[コメント] 悪魔のいけにえ(1974/米)
閉ざされた扉の向こうにある(はずの)、見えないものが少しずつ明らかにされてゆくという演出方法は、ホラー映画のいわば常套手段。「扉の向こうには何があるか」。その場合、基本的にカメラは、扉を開こうとする者の立ち位置と視点に準じて動くはず。扉のショットと、それを開けようとする者のショットとの切り返しを重ねるやり方などがその代表的なもの。扉を開ける者の視点と、カメラの視点と、観客の視点がシンクロし、それにより観客はそのサスペンスを共有することができる。ところがこの映画は、そんな文法通りのサスペンスなんぞハナにもかけず、とんでもない横紙やぶりをかましやがった。

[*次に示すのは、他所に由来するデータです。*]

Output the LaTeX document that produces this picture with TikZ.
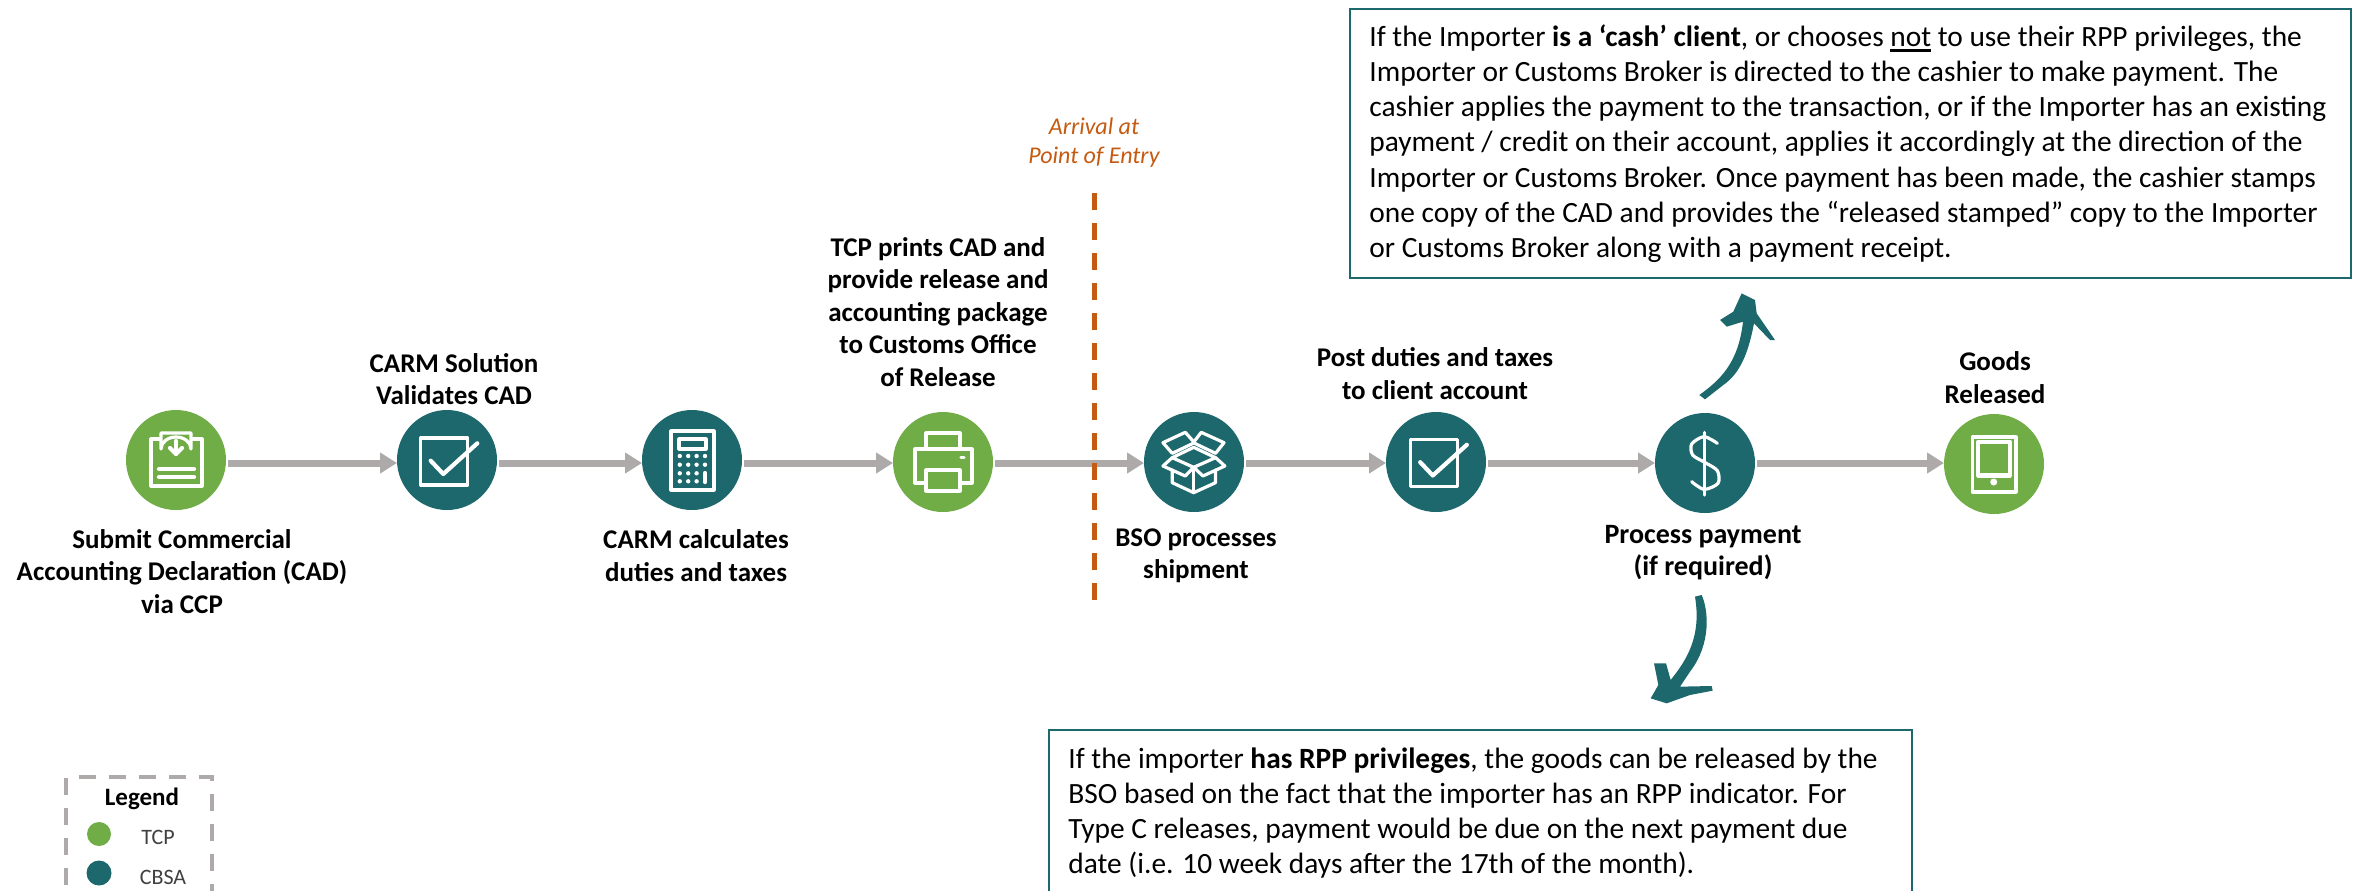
\documentclass[tikz,border=0pt]{standalone}
\usepackage{fontspec}
\setmainfont{Carlito}
\usetikzlibrary{arrows.meta,calc}
\definecolor{tcpgreen}{HTML}{70AD47}
\definecolor{cbsateal}{HTML}{1D686C}
\definecolor{flowgrey}{HTML}{AEAAAA}
\definecolor{entryorange}{HTML}{C55A11}
\newcommand{\thickul}[1]{\setbox0=\hbox{#1}\rlap{\rule[-2.6pt]{\wd0}{1.2pt}}\box0\relax}
\tikzset{
  tcpdot/.style={circle,fill=tcpgreen,minimum size=50pt,inner sep=0pt,outer sep=0pt},
  cbsadot/.style={circle,fill=cbsateal,minimum size=50pt,inner sep=0pt,outer sep=0pt},
  flow/.style={draw=flowgrey,line width=3.5pt,-{Triangle[length=8.5pt,width=10pt]},shorten <=1pt},
  steplabel/.style={align=center,inner sep=0pt,font=\fontsize{13.5}{16.2}\selectfont\bfseries,text=black},
  noteframe/.style={draw=cbsateal,line width=1.1pt,fill=white,anchor=north west,inner sep=0pt},
  notetext/.style={anchor=west,align=left,inner sep=0pt,font=\fontsize{14.7}{17.6}\selectfont,text=black},
  iconline/.style={draw=white,line width=1.6pt,line join=round,line cap=round},
  iconfat/.style={draw=white,line width=2.1pt,line join=round,line cap=round},
  legendline/.style={draw=flowgrey,line width=2pt,dash pattern=on 8.5pt off 6.5pt},
  legendtext/.style={inner sep=0pt,font=\fontsize{11}{13}\selectfont,text=black!75},
  handarrow/.style={fill=cbsateal,draw=none},
}
\newcommand{\checkicon}[2]{%
  \begin{scope}[shift={(#1,#2)}]
    \draw[iconline] (420.7,438) rectangle (467.7,485);
    \draw[iconfat] (430.7,460.7) -- (443.3,474) -- (477.3,443.3);
  \end{scope}}
\begin{document}
\begin{tikzpicture}[x=0.5pt,y=-0.5pt]
\useasboundingbox (0,0) rectangle (2356,890);
\clip (0,0) rectangle (2356,890);
\fill[white] (0,0) rectangle (2356,890);
\coordinate (flowy) at (0,463);

% step circles
\node[tcpdot]  (s1) at (176,460) {};
\node[cbsadot] (s2) at (447,460) {};
\node[cbsadot] (s3) at (692,460) {};
\node[tcpdot]  (s4) at (943,462) {};
\node[cbsadot] (s5) at (1194,462) {};
\node[cbsadot] (s6) at (1436,462) {};
\node[cbsadot] (s7) at (1705,463) {};
\node[tcpdot]  (s8) at (1994,464) {};

% flow arrows
\draw[flow] (s1.east |- flowy) -- (s2.west |- flowy);
\draw[flow] (s2.east |- flowy) -- (s3.west |- flowy);
\draw[flow] (s3.east |- flowy) -- (s4.west |- flowy);
\draw[flow] (s4.east |- flowy) -- (s5.west |- flowy);
\draw[flow] (s5.east |- flowy) -- (s6.west |- flowy);
\draw[flow] (s6.east |- flowy) -- (s7.west |- flowy);
\draw[flow] (s7.east |- flowy) -- (s8.west |- flowy);

% icon 1: document with pocket
\draw[iconline] (160,439) -- (151,439) -- (151,486) -- (202,486) -- (202,439) -- (192,439);
\draw[iconline] (161,433) -- (191,433) -- (191,449) arc[start angle=0,end angle=180,x radius=15,y radius=-12] -- cycle;
\draw[iconfat] (176,441) -- (176,454);
\draw[iconfat] (170,448) -- (176,454) -- (182,448);
\draw[iconfat] (159,469) -- (194,469);
\draw[iconfat] (159,477) -- (194,477);

% icon 2 and 6: check mark
\checkicon{0}{0}
\checkicon{989.5}{1.5}

% icon 3: calculator
\draw[iconline] (671,431) rectangle (714,490);
\draw[iconline] (679,439) rectangle (706,449);
\foreach \bx in {679.8,688.2,696.6}
  \foreach \by in {456,464.7,473.3,481.3}
    \fill[white] (\bx,\by) circle[radius=2.2];
\foreach \by in {456,464.7}
  \fill[white] (705,\by) circle[radius=2.2];
\draw[iconfat] (705,473) -- (705,482);

% icon 4: printer
\draw[iconline] (926,449) -- (926,433) -- (960,433) -- (960,449);
\draw[iconline] (915,449) rectangle (972,483);
\draw[iconline,fill=tcpgreen] (926,470) rectangle (960,491);
\draw[iconline] (961,457.3) -- (964,457.3);

% icon 5: open box
\begin{scope}[shift={(620,390)},xscale=0.4209,yscale=0.3333]
  \draw[iconline] (1290,158) -- (1343,127) -- (1365,158) -- (1312,190) -- cycle;
  \draw[iconline] (1381,127) -- (1435,158) -- (1415,190) -- (1362,158) -- cycle;
  \draw[iconline] (1363,172) -- (1415,203) -- (1363,232) -- (1312,203) -- cycle;
  \draw[iconline] (1312,203) -- (1290,228) -- (1343,258) -- (1363,232) -- (1385,258) -- (1437,228) -- (1415,203);
  \draw[iconline] (1312,240) -- (1312,278) -- (1363,308) -- (1415,278) -- (1415,240);
  \draw[iconline] (1363,232) -- (1363,308);
\end{scope}

% icon 7: dollar, and the hand-drawn arrows
\begin{scope}[shift={(1580,280)},scale=0.33333]
  \draw[iconline] plot[smooth] coordinates {(412,490) (372,470) (335,492) (338,525) (374,547) (412,572) (414,610) (372,628) (335,605)};
  \draw[iconline] (373,457) -- (373,645);
  \fill[handarrow] (358,345) .. controls (420,300) and (475,250) .. (489,125) -- (440,140) -- (420,120) -- (460,95) -- (485,40) -- (525,60) -- (530,100) -- (585,180) -- (570,180) -- (522,130) .. controls (505,220) and (480,280) .. (430,315) -- (375,358) -- cycle;
  \fill[handarrow] (345,950) -- (365,945) .. controls (385,990) and (395,1090) .. (330,1175) -- (300,1220) -- (395,1218) -- (398,1232) -- (330,1245) -- (260,1270) -- (212,1255) -- (235,1215) -- (222,1150) -- (258,1150) -- (272,1200) .. controls (320,1140) and (365,1070) .. (345,950) -- cycle;
\end{scope}

% icon 8: tablet
\draw[iconline] (1972.5,437) rectangle (2016,492);
\draw[iconfat] (1978,442) rectangle (2010,475.5);
\fill[white] (1993.7,482) circle[radius=3.5];

% entry line
\coordinate (entrytop) at (1094.5,193);
\coordinate (entrybot) at (1094.5,600);
\draw[entryorange,line width=2.5pt,dash pattern=on 8.5pt off 6.5pt] (entrytop) -- (entrybot);
\node[align=center,inner sep=0pt,text=entryorange,font=\fontsize{12}{14.5}\selectfont\itshape] (entry) at (1094,143) {Arrival at\\Point of Entry};

% step labels
\node[steplabel] (l1) at (182,571.5) {Submit Commercial\\Accounting Declaration (CAD)\\via CCP};
\node[steplabel] (l2) at (454,379) {CARM Solution\\Validates CAD};
\node[steplabel] (l3) at (696,555.5) {CARM calculates\\duties and taxes};
\node[steplabel] (l4) at (938,312) {TCP prints CAD and\\provide release and\\accounting package\\to Customs Office\\of Release};
\node[steplabel] (l5) at (1196,556) {BSO processes\\shipment};
\node[steplabel] (l6) at (1435,373.5) {Post duties and taxes\\to client account};
\node[steplabel,font=\fontsize{14}{16}\selectfont\bfseries] (l7) at (1703,552.5) {Process payment\\(if required)};
\node[steplabel] (l8) at (1995,377.5) {Goods\\Released};

% note boxes
\node[noteframe,minimum width=500.5pt,minimum height=134.5pt] (cashbox) at (1349,8) {};
\node[notetext] (cashtext) at ($(cashbox.west)+(20,0)$) {If the Importer \textbf{is a ‘cash’ client}, or chooses \thickul{not} to use their RPP privileges, the\\Importer or Customs Broker is directed to the cashier to make payment. The\\cashier applies the payment to the transaction, or if the Importer has an existing\\payment / credit on their account, applies it accordingly at the direction of the\\Importer or Customs Broker. Once payment has been made, the cashier stamps\\one copy of the CAD and provides the “released stamped” copy to the Importer\\or Customs Broker along with a payment receipt.};
\node[noteframe,minimum width=431.5pt,minimum height=83pt] (rppbox) at (1048,729) {};
\node[notetext] (rpptext) at ($(rppbox.west)+(20,0)$) {If the importer \textbf{has RPP privileges}, the goods can be released by the\\BSO based on the fact that the importer has an RPP indicator. For\\Type C releases, payment would be due on the next payment due\\date (i.e. 10 week days after the 17th of the month).};

% legend
\draw[legendline] (79,777) -- (212,777) -- (212,900);
\draw[legendline] (66,778) -- (66,900);
\node[inner sep=0pt,font=\fontsize{12.5}{14}\selectfont\bfseries,text=black] (legtitle) at (142,799) {Legend};
\node[circle,fill=tcpgreen,minimum size=12pt,inner sep=0pt] (legtcp) at (99,834) {};
\node[circle,fill=cbsateal,minimum size=12.5pt,inner sep=0pt] (legcbsa) at (99,873) {};
\node[legendtext] (tcptext) at (158,837) {TCP};
\node[legendtext] (cbsatext) at (163,877) {CBSA};
\end{tikzpicture}
\end{document}
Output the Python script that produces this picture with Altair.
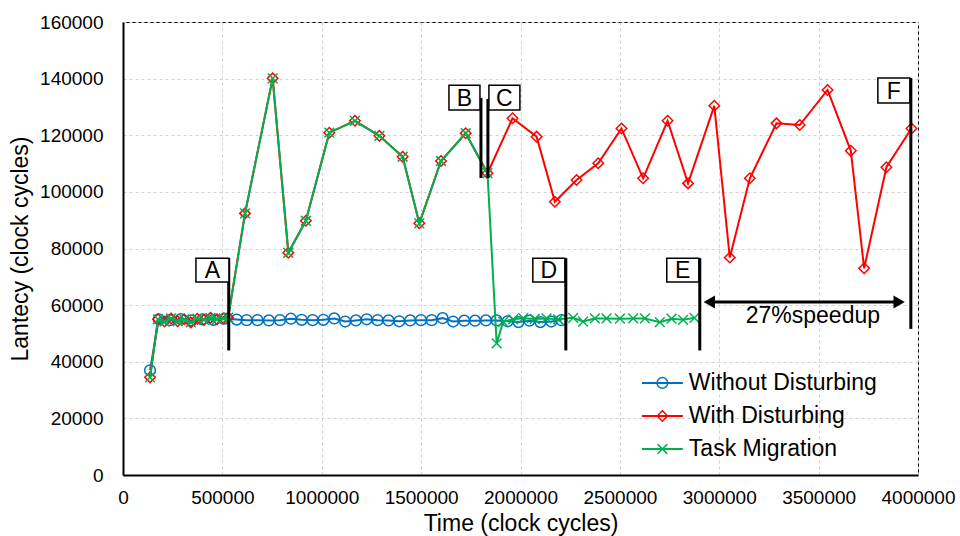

見る者をつきはなす、引きのワンショット。他にも見せ所は沢山あるが、ひとまずレザースキン初登場のこのシークエンスに尽きる。
●扉は向こうから勝手に開く → ●なんの説明もナシにとつぜんレザースキン登場 → ●獲物の顔をゴンッ → ●もがく獲物を問答無用で扉の奥に引きずり込む → ●扉が閉まる
この一連のアクションを、説明的な台詞や描写を排し、従来の文法を裏切って撮りきってしまう強引さ。獲物とレザースキンはスクリーンの奥に消え、扉の向こうに何があるのかは結局明らかにされず、その情景を遠くから見守るほかなかった観客は、一人取り残されたような感覚に陥る。想像をかき立てられ、それが恐怖感をさらに増幅させる。心臓をわしづかみにされる。誰もいなくなった無人の通路と、その奥に無情にそびえる鉄の扉、それを徹底した引きで撮りきった一本のミドルショット。この恐ろしく美しい構図!
これから始まることになる恐怖の追いかけっこの「鬼」の登場シーンとして、めくるめく悪夢ワールドの幕開けとして、またとない演出である。こんなにタチの悪いホラー映画は空前絶後だ。